→ Instructions for the task
Pictures within the data are to be left out; everything else must be reproduced exactly.

→ Dataset content
________________________

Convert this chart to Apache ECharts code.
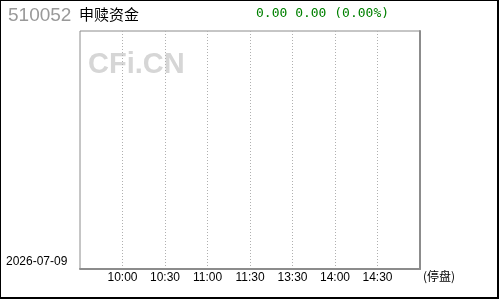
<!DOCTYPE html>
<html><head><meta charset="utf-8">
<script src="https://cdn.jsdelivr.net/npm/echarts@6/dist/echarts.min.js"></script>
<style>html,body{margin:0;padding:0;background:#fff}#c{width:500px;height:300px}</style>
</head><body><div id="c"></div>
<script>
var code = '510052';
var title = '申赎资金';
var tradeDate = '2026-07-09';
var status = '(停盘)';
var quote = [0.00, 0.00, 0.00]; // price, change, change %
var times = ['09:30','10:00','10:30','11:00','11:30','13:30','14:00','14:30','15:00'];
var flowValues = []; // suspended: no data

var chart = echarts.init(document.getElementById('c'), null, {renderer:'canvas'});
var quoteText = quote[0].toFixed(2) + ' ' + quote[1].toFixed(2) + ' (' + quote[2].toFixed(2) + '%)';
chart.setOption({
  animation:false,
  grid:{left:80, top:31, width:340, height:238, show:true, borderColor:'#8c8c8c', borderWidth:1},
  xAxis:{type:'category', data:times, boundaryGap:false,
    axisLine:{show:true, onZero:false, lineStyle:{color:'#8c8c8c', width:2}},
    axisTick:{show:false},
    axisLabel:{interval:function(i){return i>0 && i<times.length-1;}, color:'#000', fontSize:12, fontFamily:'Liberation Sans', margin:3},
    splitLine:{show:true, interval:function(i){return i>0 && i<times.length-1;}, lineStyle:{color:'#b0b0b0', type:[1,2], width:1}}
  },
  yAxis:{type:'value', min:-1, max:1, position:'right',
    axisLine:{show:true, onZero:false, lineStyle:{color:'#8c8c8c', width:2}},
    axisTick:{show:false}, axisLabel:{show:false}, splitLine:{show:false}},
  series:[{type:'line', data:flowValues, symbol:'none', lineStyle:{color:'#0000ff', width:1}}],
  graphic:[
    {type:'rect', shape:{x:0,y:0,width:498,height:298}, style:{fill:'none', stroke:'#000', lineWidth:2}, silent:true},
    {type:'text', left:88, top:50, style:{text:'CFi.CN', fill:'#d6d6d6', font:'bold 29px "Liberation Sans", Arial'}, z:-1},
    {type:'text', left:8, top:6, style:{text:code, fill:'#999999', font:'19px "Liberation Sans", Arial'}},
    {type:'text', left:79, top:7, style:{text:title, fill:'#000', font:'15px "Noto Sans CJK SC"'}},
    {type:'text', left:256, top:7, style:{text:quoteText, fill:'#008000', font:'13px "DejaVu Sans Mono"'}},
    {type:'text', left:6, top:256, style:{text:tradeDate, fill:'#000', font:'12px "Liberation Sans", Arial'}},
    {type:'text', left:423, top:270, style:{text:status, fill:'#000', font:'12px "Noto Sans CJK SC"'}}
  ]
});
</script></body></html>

________________________

→ Final result
Convert this chart to Apache ECharts code.
<!DOCTYPE html>
<html><head><meta charset="utf-8">
<script src="https://cdn.jsdelivr.net/npm/echarts@6/dist/echarts.min.js"></script>
<style>html,body{margin:0;padding:0;background:#fff}#c{width:500px;height:300px}</style>
</head><body><div id="c"></div>
<script>
var code = '510052';
var title = '申赎资金';
var tradeDate = '2026-07-09';
var status = '(停盘)';
var quote = [0.00, 0.00, 0.00]; // price, change, change %
var times = ['09:30','10:00','10:30','11:00','11:30','13:30','14:00','14:30','15:00'];
var flowValues = []; // suspended: no data

var chart = echarts.init(document.getElementById('c'), null, {renderer:'canvas'});
var quoteText = quote[0].toFixed(2) + ' ' + quote[1].toFixed(2) + ' (' + quote[2].toFixed(2) + '%)';
chart.setOption({
  animation:false,
  grid:{left:80, top:31, width:340, height:238, show:true, borderColor:'#8c8c8c', borderWidth:1},
  xAxis:{type:'category', data:times, boundaryGap:false,
    axisLine:{show:true, onZero:false, lineStyle:{color:'#8c8c8c', width:2}},
    axisTick:{show:false},
    axisLabel:{interval:function(i){return i>0 && i<times.length-1;}, color:'#000', fontSize:12, fontFamily:'Liberation Sans', margin:3},
    splitLine:{show:true, interval:function(i){return i>0 && i<times.length-1;}, lineStyle:{color:'#b0b0b0', type:[1,2], width:1}}
  },
  yAxis:{type:'value', min:-1, max:1, position:'right',
    axisLine:{show:true, onZero:false, lineStyle:{color:'#8c8c8c', width:2}},
    axisTick:{show:false}, axisLabel:{show:false}, splitLine:{show:false}},
  series:[{type:'line', data:flowValues, symbol:'none', lineStyle:{color:'#0000ff', width:1}}],
  graphic:[
    {type:'rect', shape:{x:0,y:0,width:498,height:298}, style:{fill:'none', stroke:'#000', lineWidth:2}, silent:true},
    {type:'text', left:88, top:50, style:{text:'CFi.CN', fill:'#d6d6d6', font:'bold 29px "Liberation Sans", Arial'}, z:-1},
    {type:'text', left:8, top:6, style:{text:code, fill:'#999999', font:'19px "Liberation Sans", Arial'}},
    {type:'text', left:79, top:7, style:{text:title, fill:'#000', font:'15px "Noto Sans CJK SC"'}},
    {type:'text', left:256, top:7, style:{text:quoteText, fill:'#008000', font:'13px "DejaVu Sans Mono"'}},
    {type:'text', left:6, top:256, style:{text:tradeDate, fill:'#000', font:'12px "Liberation Sans", Arial'}},
    {type:'text', left:423, top:270, style:{text:status, fill:'#000', font:'12px "Noto Sans CJK SC"'}}
  ]
});
</script></body></html>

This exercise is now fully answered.